Fascination (1979), dir. by Jean Rollin, is an artful, aesthetically-pleasing erotic Gothic horror film situated between arthouse and grindhouse. Rollin tends to be associated with the sexploitation genre, whilst being recognised for the surreal dark fantasy style of his lyrical, tantalising, elegant, and atmospheric films which merge sensuality with visual poetry.
Fascination’s opening scene takes place in 1905 in an abattoir where seemingly ordinary French women drink ox blood, considered a cure for anaemia at the time. Despite this bizarre moment and the fact that, as one of the ethereal vampire girls picks up a scythe, the film appears to progress into the slasher realm, Fascination is soft compared to other gore films, and not as surreal or bewildering as other Rollin films. The little gore that appears in the film is almost elegantly depicted.
Fascination is shot in a ghostly sinister castle surrounded by mist and emptiness. A thief ends up hiding in the chateau, where he finds two enigmatic nymph-like angelic-looking young women all alone, Eva and Elizabeth. They initially seem to be easy prey, but there is something unsettling about them, and it turns out they are actually part of a cult of aristocratic vampires.

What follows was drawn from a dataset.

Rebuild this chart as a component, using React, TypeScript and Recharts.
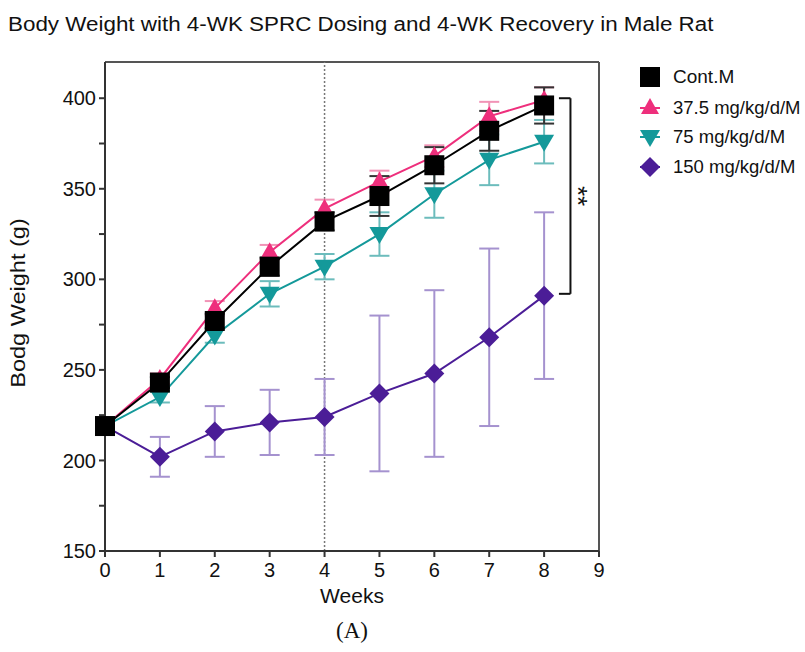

The Beyond (1981) is a surreal cult horror film with Southern Gothic echoes, directed by Lucio Fulci, who is known as “The Godfather of Gore”. When Liza decides to renovate her newly-inherited dilapidated hotel, the activity triggers a series of mysterious deaths. It is revealed that the hotel is built over one of the seven portals to Hell, which was activated by the renovation. The violent darkness of the film unfolds in an unsettling combination of supernatural events, visceral graphic scenes featuring tarantulas and ghastly rotten zombie flesh, and uncanny silhouettes haunting empty houses. Towards the end, the afterlife is painted as an eerie wasteland filled with corpses. The film exhibits a chaotic dreamlike atmosphere mixed with gruesome visuals and otherworldly sounds.

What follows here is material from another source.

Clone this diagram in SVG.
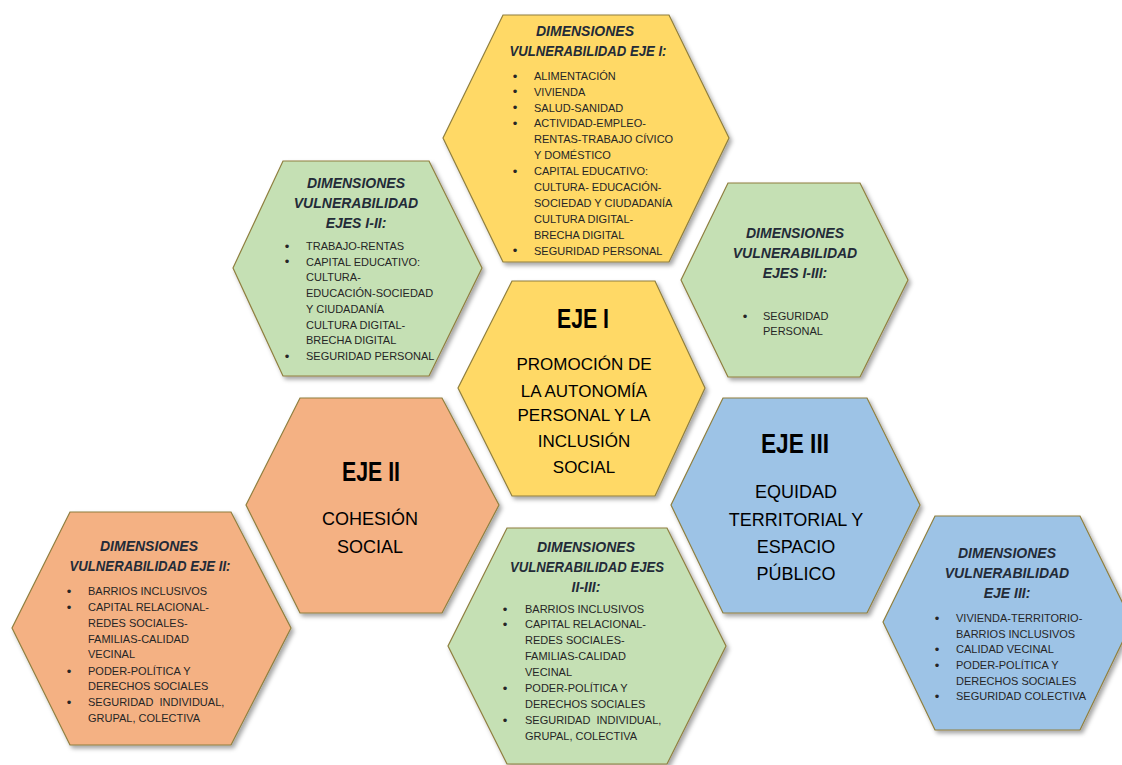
<svg xmlns="http://www.w3.org/2000/svg" width="1122" height="765" viewBox="0 0 1122 765">
<defs>
<filter id="sh" x="-10%" y="-10%" width="125%" height="125%">
<feDropShadow dx="2.5" dy="3" stdDeviation="2" flood-color="#000" flood-opacity="0.35"/>
</filter>
<style>
.hex{stroke:#8F7F3F;stroke-width:1.2;filter:url(#sh)}
.y{fill:#FFD966}.g{fill:#C5E0B4}.o{fill:#F4B183}.bl{fill:#9DC3E6}
.h{font-family:"Liberation Sans",Arial,sans-serif;font-weight:bold;font-style:italic;font-size:14px;fill:#232B38;text-anchor:middle}
.t{font-family:"Liberation Sans",Arial,sans-serif;font-size:11px;fill:#262626;white-space:pre}
.b{font-family:"Liberation Sans",Arial,sans-serif;font-size:13px;fill:#262626;text-anchor:middle}
.e{font-family:"Liberation Sans",Arial,sans-serif;font-weight:bold;font-size:27px;fill:#000;text-anchor:middle}
.s{font-family:"Liberation Sans",Arial,sans-serif;font-size:18px;fill:#000;text-anchor:middle}
.s17{font-size:17px}
</style>
</defs>
<rect width="1122" height="765" fill="#fff"/>

<g id="dims-eje-1">
<polygon class="hex y" points="503,15 669,15 729,138 669,262 503,262 443,138"/>
<text class="h" x="585" y="35.5">DIMENSIONES</text>
<text class="h" x="588" y="55.5" textLength="157" lengthAdjust="spacingAndGlyphs">VULNERABILIDAD EJE I:</text>
<text class="b" x="515" y="80.5">•</text><text class="t" x="534" y="79.7">ALIMENTACIÓN</text>
<text class="b" x="515" y="96.4">•</text><text class="t" x="534" y="95.6">VIVIENDA</text>
<text class="b" x="515" y="112.3">•</text><text class="t" x="534" y="111.5">SALUD-SANIDAD</text>
<text class="b" x="515" y="128.2">•</text><text class="t" x="534" y="127.4">ACTIVIDAD-EMPLEO-</text>
<text class="t" x="534" y="143.3">RENTAS-TRABAJO CÍVICO</text>
<text class="t" x="534" y="159.2">Y DOMÉSTICO</text>
<text class="b" x="515" y="175.9">•</text><text class="t" x="534" y="175.1">CAPITAL EDUCATIVO:</text>
<text class="t" x="534" y="191">CULTURA- EDUCACIÓN-</text>
<text class="t" x="534" y="206.9">SOCIEDAD Y CIUDADANÍA</text>
<text class="t" x="534" y="222.8">CULTURA DIGITAL-</text>
<text class="t" x="534" y="238.7">BRECHA DIGITAL</text>
<text class="b" x="515" y="255.4">•</text><text class="t" x="534" y="254.6">SEGURIDAD PERSONAL</text>
</g>

<g id="dims-ejes-1-2">
<polygon class="hex g" points="283,161 429,161 482,268 429,376 283,376 233,268"/>
<text class="h" x="356" y="188">DIMENSIONES</text>
<text class="h" x="356" y="208">VULNERABILIDAD</text>
<text class="h" x="356" y="228">EJES I-II:</text>
<text class="b" x="287" y="250.5">•</text><text class="t" x="306" y="249.7">TRABAJO-RENTAS</text>
<text class="b" x="287" y="266.3">•</text><text class="t" x="306" y="265.5">CAPITAL EDUCATIVO:</text>
<text class="t" x="306" y="281.2">CULTURA-</text>
<text class="t" x="306" y="297">EDUCACIÓN-SOCIEDAD</text>
<text class="t" x="306" y="312.7">Y CIUDADANÍA</text>
<text class="t" x="306" y="328.5">CULTURA DIGITAL-</text>
<text class="t" x="306" y="344.2">BRECHA DIGITAL</text>
<text class="b" x="287" y="360.8">•</text><text class="t" x="306" y="360">SEGURIDAD PERSONAL</text>
</g>

<g id="dims-ejes-1-3">
<polygon class="hex g" points="728,183 860,183 908,280 860,377 728,377 681,280"/>
<text class="h" x="795" y="237.7">DIMENSIONES</text>
<text class="h" x="795" y="257.7">VULNERABILIDAD</text>
<text class="h" x="795" y="277.7">EJES I-III:</text>
<text class="b" x="745" y="320.8">•</text><text class="t" x="763" y="320">SEGURIDAD</text>
<text class="t" x="763" y="334.7">PERSONAL</text>
</g>

<g id="eje-1">
<polygon class="hex y" points="512,281 655,281 705,388 655,496 512,496 458,388"/>
<text class="e" x="583" y="328" textLength="52" lengthAdjust="spacingAndGlyphs">EJE I</text>
<text class="s s17" x="584" y="370">PROMOCIÓN DE</text>
<text class="s s17" x="584" y="396.5">LA AUTONOMÍA</text>
<text class="s s17" x="584" y="421">PERSONAL Y LA</text>
<text class="s s17" x="584" y="447">INCLUSIÓN</text>
<text class="s s17" x="584" y="473">SOCIAL</text>
</g>

<g id="eje-2">
<polygon class="hex o" points="300,398 442,398 499,505 442,613 300,613 246,505"/>
<text class="e" x="371" y="481" textLength="58" lengthAdjust="spacingAndGlyphs">EJE II</text>
<text class="s" x="370" y="524.5">COHESIÓN</text>
<text class="s" x="370" y="553">SOCIAL</text>
</g>

<g id="eje-3">
<polygon class="hex bl" points="723,398 867,398 920,505 867,613 723,613 671,505"/>
<text class="e" x="795" y="453" textLength="68" lengthAdjust="spacingAndGlyphs">EJE III</text>
<text class="s" x="796" y="498">EQUIDAD</text>
<text class="s" x="796" y="525.5">TERRITORIAL Y</text>
<text class="s" x="796" y="553">ESPACIO</text>
<text class="s" x="796" y="579.5">PÚBLICO</text>
</g>

<g id="dims-eje-2">
<polygon class="hex o" points="70,512 231,512 291,628 231,745 70,745 12,628"/>
<text class="h" x="149" y="550.7">DIMENSIONES</text>
<text class="h" x="150" y="570.7" textLength="161" lengthAdjust="spacingAndGlyphs">VULNERABILIDAD EJE II:</text>
<text class="b" x="69" y="595.5">•</text><text class="t" x="88" y="594.7">BARRIOS INCLUSIVOS</text>
<text class="b" x="69" y="611.8">•</text><text class="t" x="88" y="611">CAPITAL RELACIONAL-</text>
<text class="t" x="88" y="626.7">REDES SOCIALES-</text>
<text class="t" x="88" y="642.7">FAMILIAS-CALIDAD</text>
<text class="t" x="88" y="658">VECINAL</text>
<text class="b" x="69" y="675.5">•</text><text class="t" x="88" y="674.7">PODER-POLÍTICA Y</text>
<text class="t" x="88" y="690">DERECHOS SOCIALES</text>
<text class="b" x="69" y="706.8">•</text><text class="t" x="88" y="706">SEGURIDAD  INDIVIDUAL,</text>
<text class="t" x="88" y="722">GRUPAL, COLECTIVA</text>
</g>

<g id="dims-ejes-2-3">
<polygon class="hex g" points="507,528 667,528 726,646 667,764 507,764 448,646"/>
<text class="h" x="586" y="551.7">DIMENSIONES</text>
<text class="h" x="587" y="571.7" textLength="154" lengthAdjust="spacingAndGlyphs">VULNERABILIDAD EJES</text>
<text class="h" x="586" y="591.7">II-III:</text>
<text class="b" x="505" y="613.8">•</text><text class="t" x="525" y="613">BARRIOS INCLUSIVOS</text>
<text class="b" x="505" y="629.1">•</text><text class="t" x="525" y="628.3">CAPITAL RELACIONAL-</text>
<text class="t" x="525" y="644">REDES SOCIALES-</text>
<text class="t" x="525" y="660">FAMILIAS-CALIDAD</text>
<text class="t" x="525" y="675.7">VECINAL</text>
<text class="b" x="505" y="693.1">•</text><text class="t" x="525" y="692.3">PODER-POLÍTICA Y</text>
<text class="t" x="525" y="708">DERECHOS SOCIALES</text>
<text class="b" x="505" y="724.8">•</text><text class="t" x="525" y="724">SEGURIDAD  INDIVIDUAL,</text>
<text class="t" x="525" y="739.7">GRUPAL, COLECTIVA</text>
</g>

<g id="dims-eje-3">
<polygon class="hex bl" points="935,516 1080,516 1132,622 1080,730 935,730 883,622"/>
<text class="h" x="1007" y="557.7">DIMENSIONES</text>
<text class="h" x="1007" y="578">VULNERABILIDAD</text>
<text class="h" x="1007" y="598">EJE III:</text>
<text class="b" x="937" y="622.8">•</text><text class="t" x="956" y="622">VIVIENDA-TERRITORIO-</text>
<text class="t" x="956" y="637.7">BARRIOS INCLUSIVOS</text>
<text class="b" x="937" y="654.1">•</text><text class="t" x="956" y="653.3">CALIDAD VECINAL</text>
<text class="b" x="937" y="670.1">•</text><text class="t" x="956" y="669.3">PODER-POLÍTICA Y</text>
<text class="t" x="956" y="685">DERECHOS SOCIALES</text>
<text class="b" x="937" y="701.1">•</text><text class="t" x="956" y="700.3">SEGURIDAD COLECTIVA</text>
</g>

<g id="connectors"/>
</svg>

The Uncanny appears in many shapes and forms. Lurid, erotic, provocative, disturbing, hallucinatory, and grotesque are a few words you can use to describe David Cronenberg’s famous body horror film, Videodrome (1983), a sinister commentary on the sadomasochistic consumerist nature of our society & the pervasiveness and intrusiveness of technology. Cronenberg approached this theme in the 80s, yet it becomes increasingly relevant in time. Videodrome is a TV show featuring violent acts of punishment with sexual undertones tailored to an audience belonging to the age of over-stimulation. Marked by his girlfriend’s disappearance after auditioning for the show, Max explores the Videodrome phenomenon, finding out that the line between reality and simulation is blurred. The film ends on a tragic note, including the famous cult line “Death to Videodrome! Long live the new flesh!” uttered repetitively throughout the film like an incantation.